** DATA SEGMENT **
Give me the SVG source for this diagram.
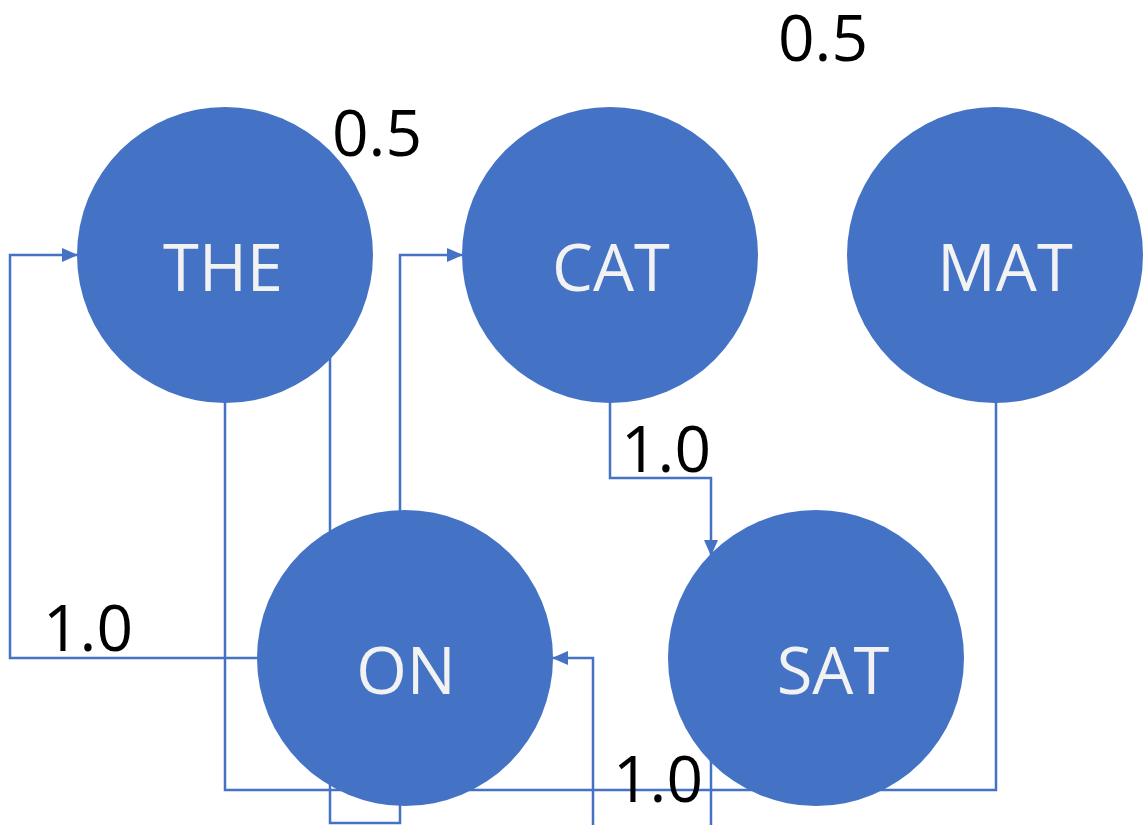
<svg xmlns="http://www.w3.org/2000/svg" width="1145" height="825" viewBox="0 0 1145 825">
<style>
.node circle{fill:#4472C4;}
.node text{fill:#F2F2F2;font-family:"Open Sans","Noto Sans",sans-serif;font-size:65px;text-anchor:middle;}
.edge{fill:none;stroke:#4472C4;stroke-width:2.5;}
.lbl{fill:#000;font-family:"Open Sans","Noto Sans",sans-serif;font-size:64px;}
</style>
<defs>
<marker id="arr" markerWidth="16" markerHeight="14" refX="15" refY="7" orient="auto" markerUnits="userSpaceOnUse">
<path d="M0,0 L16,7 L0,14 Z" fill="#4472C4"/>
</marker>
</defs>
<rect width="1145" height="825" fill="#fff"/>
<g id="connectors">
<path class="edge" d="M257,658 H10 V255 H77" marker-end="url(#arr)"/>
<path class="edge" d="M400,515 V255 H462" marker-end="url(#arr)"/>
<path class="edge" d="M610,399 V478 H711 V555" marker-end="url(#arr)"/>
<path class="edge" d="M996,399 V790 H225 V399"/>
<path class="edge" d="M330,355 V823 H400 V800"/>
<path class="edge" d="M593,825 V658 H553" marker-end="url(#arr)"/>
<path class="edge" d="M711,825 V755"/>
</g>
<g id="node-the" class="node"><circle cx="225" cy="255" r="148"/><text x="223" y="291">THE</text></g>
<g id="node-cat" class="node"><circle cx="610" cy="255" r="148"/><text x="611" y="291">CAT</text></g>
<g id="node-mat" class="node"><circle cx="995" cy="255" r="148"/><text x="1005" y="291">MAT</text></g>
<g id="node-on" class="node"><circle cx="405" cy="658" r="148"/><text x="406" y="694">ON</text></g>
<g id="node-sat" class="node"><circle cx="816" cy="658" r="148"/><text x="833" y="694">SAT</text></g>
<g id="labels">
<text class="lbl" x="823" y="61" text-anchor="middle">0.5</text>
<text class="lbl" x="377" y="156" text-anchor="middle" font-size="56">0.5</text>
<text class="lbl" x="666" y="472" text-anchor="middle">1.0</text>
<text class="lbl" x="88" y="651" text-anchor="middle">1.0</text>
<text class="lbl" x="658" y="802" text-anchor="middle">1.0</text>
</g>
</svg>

** GIVEN EXERCISE **
Word for word, quote the lines above. Omit the pictures.

** CORRECT RESPONSE **
Give me the SVG source for this diagram.
<svg xmlns="http://www.w3.org/2000/svg" width="1145" height="825" viewBox="0 0 1145 825">
<style>
.node circle{fill:#4472C4;}
.node text{fill:#F2F2F2;font-family:"Open Sans","Noto Sans",sans-serif;font-size:65px;text-anchor:middle;}
.edge{fill:none;stroke:#4472C4;stroke-width:2.5;}
.lbl{fill:#000;font-family:"Open Sans","Noto Sans",sans-serif;font-size:64px;}
</style>
<defs>
<marker id="arr" markerWidth="16" markerHeight="14" refX="15" refY="7" orient="auto" markerUnits="userSpaceOnUse">
<path d="M0,0 L16,7 L0,14 Z" fill="#4472C4"/>
</marker>
</defs>
<rect width="1145" height="825" fill="#fff"/>
<g id="connectors">
<path class="edge" d="M257,658 H10 V255 H77" marker-end="url(#arr)"/>
<path class="edge" d="M400,515 V255 H462" marker-end="url(#arr)"/>
<path class="edge" d="M610,399 V478 H711 V555" marker-end="url(#arr)"/>
<path class="edge" d="M996,399 V790 H225 V399"/>
<path class="edge" d="M330,355 V823 H400 V800"/>
<path class="edge" d="M593,825 V658 H553" marker-end="url(#arr)"/>
<path class="edge" d="M711,825 V755"/>
</g>
<g id="node-the" class="node"><circle cx="225" cy="255" r="148"/><text x="223" y="291">THE</text></g>
<g id="node-cat" class="node"><circle cx="610" cy="255" r="148"/><text x="611" y="291">CAT</text></g>
<g id="node-mat" class="node"><circle cx="995" cy="255" r="148"/><text x="1005" y="291">MAT</text></g>
<g id="node-on" class="node"><circle cx="405" cy="658" r="148"/><text x="406" y="694">ON</text></g>
<g id="node-sat" class="node"><circle cx="816" cy="658" r="148"/><text x="833" y="694">SAT</text></g>
<g id="labels">
<text class="lbl" x="823" y="61" text-anchor="middle">0.5</text>
<text class="lbl" x="377" y="156" text-anchor="middle" font-size="56">0.5</text>
<text class="lbl" x="666" y="472" text-anchor="middle">1.0</text>
<text class="lbl" x="88" y="651" text-anchor="middle">1.0</text>
<text class="lbl" x="658" y="802" text-anchor="middle">1.0</text>
</g>
</svg>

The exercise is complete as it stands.